### [INPUT RECORDS]

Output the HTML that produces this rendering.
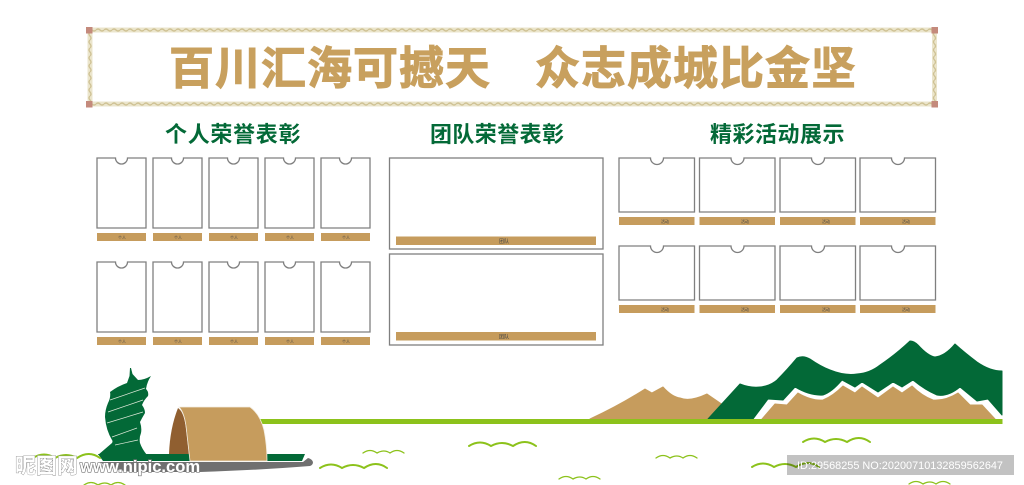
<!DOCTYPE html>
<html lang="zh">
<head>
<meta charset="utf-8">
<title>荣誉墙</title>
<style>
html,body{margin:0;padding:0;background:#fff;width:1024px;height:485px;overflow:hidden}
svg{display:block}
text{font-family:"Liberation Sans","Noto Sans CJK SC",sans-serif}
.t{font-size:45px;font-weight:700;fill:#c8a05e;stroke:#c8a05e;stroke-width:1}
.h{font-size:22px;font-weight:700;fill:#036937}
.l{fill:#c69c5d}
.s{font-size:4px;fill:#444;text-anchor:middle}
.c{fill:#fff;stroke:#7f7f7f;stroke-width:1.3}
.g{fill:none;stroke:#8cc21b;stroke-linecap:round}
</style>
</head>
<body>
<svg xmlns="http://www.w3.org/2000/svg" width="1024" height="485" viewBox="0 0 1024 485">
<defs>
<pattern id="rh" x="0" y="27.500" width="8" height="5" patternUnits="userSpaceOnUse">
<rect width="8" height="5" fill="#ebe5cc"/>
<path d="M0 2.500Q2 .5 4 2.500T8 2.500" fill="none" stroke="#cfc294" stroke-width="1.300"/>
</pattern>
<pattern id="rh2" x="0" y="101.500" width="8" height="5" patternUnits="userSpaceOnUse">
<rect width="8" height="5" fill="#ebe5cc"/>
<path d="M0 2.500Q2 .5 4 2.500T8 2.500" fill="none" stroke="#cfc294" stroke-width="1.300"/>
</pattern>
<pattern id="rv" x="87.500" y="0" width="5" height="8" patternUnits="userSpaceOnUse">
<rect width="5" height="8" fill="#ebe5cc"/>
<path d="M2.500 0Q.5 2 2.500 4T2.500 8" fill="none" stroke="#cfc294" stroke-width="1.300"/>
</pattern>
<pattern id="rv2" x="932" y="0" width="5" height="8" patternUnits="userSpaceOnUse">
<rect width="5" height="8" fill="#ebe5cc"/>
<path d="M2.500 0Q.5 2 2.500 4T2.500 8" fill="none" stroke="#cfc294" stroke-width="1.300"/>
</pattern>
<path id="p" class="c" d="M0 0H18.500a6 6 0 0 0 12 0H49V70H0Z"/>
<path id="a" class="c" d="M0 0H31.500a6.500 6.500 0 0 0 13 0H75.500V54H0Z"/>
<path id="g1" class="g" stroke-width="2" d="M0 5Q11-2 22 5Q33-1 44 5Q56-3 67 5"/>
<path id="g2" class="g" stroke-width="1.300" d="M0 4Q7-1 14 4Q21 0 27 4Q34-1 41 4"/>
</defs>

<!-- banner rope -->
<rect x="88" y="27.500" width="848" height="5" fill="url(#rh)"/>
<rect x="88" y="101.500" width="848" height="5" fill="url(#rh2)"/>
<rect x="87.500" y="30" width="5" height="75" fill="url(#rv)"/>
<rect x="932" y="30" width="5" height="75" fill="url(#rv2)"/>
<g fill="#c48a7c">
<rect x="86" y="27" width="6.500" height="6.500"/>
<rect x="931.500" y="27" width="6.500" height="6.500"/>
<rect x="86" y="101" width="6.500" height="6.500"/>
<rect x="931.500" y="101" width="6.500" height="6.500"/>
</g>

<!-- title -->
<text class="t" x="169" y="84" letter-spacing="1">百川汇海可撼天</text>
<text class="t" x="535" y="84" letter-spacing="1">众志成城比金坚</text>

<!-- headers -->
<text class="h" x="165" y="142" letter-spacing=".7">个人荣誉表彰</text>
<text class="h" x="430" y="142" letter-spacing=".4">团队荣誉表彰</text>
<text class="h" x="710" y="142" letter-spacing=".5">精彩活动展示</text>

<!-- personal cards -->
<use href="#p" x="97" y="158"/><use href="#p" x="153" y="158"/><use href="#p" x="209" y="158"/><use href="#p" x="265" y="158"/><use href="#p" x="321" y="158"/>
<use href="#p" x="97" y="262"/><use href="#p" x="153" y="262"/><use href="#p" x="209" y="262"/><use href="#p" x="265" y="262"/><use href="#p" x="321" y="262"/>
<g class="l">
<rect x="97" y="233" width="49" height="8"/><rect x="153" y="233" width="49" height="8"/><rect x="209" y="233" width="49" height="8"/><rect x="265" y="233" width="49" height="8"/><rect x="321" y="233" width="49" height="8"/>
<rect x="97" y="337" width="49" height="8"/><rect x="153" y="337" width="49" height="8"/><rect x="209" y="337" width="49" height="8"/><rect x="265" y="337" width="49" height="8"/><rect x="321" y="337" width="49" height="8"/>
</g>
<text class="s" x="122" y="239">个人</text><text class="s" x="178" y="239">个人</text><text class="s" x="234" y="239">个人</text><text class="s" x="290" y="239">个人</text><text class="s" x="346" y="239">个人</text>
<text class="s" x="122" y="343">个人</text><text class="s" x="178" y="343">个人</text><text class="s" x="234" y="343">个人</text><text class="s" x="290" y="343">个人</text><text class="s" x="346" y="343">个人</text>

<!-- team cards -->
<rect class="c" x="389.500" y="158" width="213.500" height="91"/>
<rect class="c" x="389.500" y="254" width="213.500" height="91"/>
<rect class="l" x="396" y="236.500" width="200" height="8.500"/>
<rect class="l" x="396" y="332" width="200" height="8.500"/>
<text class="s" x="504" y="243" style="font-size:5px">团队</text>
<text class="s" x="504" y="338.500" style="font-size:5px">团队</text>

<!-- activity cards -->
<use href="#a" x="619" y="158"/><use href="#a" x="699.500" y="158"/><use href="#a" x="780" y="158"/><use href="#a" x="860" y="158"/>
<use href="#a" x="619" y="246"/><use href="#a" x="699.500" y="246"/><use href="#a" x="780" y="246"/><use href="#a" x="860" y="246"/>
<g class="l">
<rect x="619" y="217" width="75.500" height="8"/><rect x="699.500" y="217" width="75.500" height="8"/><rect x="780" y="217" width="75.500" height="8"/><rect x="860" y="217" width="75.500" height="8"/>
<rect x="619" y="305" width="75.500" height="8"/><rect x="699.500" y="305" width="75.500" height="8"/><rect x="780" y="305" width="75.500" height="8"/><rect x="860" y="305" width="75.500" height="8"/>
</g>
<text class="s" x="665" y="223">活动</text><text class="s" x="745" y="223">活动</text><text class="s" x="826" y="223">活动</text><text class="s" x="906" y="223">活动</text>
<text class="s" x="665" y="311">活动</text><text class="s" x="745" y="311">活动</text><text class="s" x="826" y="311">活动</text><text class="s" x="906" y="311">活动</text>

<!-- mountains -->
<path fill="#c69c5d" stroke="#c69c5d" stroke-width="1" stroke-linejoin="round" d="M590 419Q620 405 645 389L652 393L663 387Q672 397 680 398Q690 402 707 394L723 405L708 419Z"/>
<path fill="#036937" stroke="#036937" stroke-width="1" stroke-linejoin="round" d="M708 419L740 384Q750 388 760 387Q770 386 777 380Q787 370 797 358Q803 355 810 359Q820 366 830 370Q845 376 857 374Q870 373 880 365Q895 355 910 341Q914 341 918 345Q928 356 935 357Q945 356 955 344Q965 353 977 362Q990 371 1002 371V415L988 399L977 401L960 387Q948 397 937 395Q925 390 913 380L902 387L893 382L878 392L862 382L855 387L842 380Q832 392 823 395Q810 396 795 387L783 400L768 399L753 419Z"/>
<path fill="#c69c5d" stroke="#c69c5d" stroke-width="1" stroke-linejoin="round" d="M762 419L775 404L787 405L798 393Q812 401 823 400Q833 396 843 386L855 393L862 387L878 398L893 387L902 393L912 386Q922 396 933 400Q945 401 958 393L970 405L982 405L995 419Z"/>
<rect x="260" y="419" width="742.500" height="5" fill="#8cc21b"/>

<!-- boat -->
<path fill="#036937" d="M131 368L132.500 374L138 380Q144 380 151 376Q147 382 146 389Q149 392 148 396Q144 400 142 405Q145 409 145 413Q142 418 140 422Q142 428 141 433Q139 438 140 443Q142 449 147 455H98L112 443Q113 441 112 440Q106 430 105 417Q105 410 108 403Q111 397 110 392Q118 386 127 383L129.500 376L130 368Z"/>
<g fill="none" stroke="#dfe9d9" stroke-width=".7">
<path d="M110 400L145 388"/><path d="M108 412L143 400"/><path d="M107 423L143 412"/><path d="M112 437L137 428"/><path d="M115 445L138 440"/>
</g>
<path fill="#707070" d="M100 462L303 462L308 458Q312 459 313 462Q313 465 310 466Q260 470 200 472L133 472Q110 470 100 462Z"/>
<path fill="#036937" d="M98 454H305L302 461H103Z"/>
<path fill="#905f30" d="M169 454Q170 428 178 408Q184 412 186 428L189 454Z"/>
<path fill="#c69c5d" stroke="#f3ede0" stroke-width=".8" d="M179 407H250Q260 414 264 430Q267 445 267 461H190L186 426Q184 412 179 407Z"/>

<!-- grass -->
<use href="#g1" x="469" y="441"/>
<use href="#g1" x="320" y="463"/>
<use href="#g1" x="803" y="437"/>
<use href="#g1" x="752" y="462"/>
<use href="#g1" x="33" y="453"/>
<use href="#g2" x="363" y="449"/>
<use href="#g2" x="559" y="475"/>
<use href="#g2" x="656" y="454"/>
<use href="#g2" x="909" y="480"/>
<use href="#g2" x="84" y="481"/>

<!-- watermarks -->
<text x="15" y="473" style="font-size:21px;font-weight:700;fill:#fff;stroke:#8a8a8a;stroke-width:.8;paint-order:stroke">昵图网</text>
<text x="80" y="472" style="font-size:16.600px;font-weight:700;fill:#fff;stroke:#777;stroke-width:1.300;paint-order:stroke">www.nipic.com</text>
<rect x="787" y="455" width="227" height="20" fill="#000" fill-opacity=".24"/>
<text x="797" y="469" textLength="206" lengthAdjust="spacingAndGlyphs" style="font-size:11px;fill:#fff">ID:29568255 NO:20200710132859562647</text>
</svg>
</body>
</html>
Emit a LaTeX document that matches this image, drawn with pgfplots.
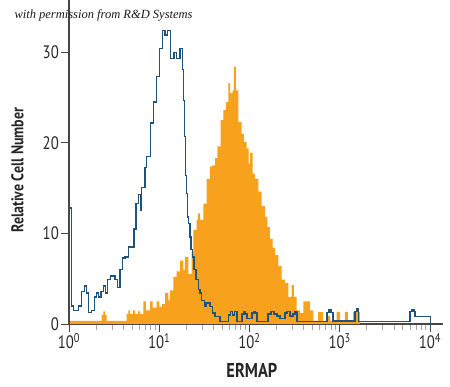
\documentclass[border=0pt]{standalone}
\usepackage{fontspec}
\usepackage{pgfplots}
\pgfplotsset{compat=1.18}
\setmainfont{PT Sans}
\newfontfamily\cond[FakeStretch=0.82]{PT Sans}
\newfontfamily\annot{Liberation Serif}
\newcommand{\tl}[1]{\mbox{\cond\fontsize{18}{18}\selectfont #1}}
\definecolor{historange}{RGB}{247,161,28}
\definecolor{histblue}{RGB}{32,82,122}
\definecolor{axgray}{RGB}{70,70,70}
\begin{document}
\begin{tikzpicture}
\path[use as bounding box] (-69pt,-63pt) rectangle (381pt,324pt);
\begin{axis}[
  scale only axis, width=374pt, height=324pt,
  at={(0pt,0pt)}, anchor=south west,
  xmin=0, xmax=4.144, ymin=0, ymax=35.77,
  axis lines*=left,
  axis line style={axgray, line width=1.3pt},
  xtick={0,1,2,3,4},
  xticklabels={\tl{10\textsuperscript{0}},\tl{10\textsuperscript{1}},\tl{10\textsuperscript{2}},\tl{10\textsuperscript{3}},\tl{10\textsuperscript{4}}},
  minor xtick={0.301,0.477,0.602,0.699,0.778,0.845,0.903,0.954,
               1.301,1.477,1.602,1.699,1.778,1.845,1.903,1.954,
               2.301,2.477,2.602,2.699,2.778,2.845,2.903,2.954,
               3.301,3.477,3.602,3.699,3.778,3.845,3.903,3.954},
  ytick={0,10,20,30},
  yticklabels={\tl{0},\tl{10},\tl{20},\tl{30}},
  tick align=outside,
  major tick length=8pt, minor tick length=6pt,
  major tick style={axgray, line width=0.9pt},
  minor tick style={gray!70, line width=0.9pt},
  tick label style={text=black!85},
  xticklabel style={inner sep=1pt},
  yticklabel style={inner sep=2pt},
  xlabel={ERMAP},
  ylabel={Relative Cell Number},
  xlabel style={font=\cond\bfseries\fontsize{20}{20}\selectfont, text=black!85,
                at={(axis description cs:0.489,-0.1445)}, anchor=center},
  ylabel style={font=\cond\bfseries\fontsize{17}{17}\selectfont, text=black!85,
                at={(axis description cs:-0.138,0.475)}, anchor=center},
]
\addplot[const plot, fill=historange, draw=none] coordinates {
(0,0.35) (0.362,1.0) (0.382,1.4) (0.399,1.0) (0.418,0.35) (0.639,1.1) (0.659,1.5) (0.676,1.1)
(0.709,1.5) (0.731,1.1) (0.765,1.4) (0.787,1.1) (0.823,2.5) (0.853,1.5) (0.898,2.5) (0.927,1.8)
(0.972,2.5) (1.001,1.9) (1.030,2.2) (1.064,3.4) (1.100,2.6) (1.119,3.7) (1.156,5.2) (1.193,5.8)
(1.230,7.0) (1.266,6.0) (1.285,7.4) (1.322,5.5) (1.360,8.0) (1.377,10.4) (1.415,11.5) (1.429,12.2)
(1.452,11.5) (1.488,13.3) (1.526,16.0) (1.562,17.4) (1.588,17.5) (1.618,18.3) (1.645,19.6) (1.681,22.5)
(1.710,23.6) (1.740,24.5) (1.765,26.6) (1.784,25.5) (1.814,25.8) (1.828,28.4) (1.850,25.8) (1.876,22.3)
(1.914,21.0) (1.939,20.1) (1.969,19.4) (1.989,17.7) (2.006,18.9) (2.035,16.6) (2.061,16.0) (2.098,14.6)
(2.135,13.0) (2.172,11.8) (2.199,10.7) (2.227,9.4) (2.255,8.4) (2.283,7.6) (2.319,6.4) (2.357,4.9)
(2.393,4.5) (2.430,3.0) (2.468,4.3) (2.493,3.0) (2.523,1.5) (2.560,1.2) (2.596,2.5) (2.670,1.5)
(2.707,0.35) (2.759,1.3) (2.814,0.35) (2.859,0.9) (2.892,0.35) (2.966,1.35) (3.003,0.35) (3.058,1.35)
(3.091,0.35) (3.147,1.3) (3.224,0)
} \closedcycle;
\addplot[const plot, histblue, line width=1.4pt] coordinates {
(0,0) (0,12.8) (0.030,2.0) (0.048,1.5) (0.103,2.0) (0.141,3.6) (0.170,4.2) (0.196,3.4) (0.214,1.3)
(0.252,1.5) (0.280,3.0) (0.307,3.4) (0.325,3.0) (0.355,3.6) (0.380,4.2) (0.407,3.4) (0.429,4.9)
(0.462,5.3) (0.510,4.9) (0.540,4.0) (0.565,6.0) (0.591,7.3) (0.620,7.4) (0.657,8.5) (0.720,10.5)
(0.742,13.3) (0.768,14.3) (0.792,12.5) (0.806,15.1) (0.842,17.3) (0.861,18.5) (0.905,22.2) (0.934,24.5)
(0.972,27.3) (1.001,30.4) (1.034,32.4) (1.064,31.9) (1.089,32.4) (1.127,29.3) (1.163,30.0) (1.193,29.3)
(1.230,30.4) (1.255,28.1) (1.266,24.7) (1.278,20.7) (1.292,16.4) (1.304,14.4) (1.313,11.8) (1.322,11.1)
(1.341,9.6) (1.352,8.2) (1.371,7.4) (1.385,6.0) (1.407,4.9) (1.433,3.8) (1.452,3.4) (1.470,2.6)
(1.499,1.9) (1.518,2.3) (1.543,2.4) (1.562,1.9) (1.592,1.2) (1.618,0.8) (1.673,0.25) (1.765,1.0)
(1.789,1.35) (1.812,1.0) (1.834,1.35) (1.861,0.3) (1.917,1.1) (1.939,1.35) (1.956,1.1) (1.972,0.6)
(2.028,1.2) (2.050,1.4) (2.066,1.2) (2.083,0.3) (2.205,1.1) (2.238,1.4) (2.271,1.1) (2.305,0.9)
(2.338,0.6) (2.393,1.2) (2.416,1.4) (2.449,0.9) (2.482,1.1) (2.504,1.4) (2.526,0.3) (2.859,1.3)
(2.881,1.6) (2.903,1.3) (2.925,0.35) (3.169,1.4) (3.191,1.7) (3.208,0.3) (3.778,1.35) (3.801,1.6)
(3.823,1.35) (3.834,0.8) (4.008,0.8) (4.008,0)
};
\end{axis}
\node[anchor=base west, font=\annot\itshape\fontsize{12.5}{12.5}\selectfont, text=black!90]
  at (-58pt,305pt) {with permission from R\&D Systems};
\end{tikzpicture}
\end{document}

### [REQUIRED TASK]
Single out each line of the records above with the string "that" in it, and copy it.

### [CORRECT RESULT]
Output the HTML that produces this rendering.
Emit a LaTeX document that matches this image, drawn with pgfplots.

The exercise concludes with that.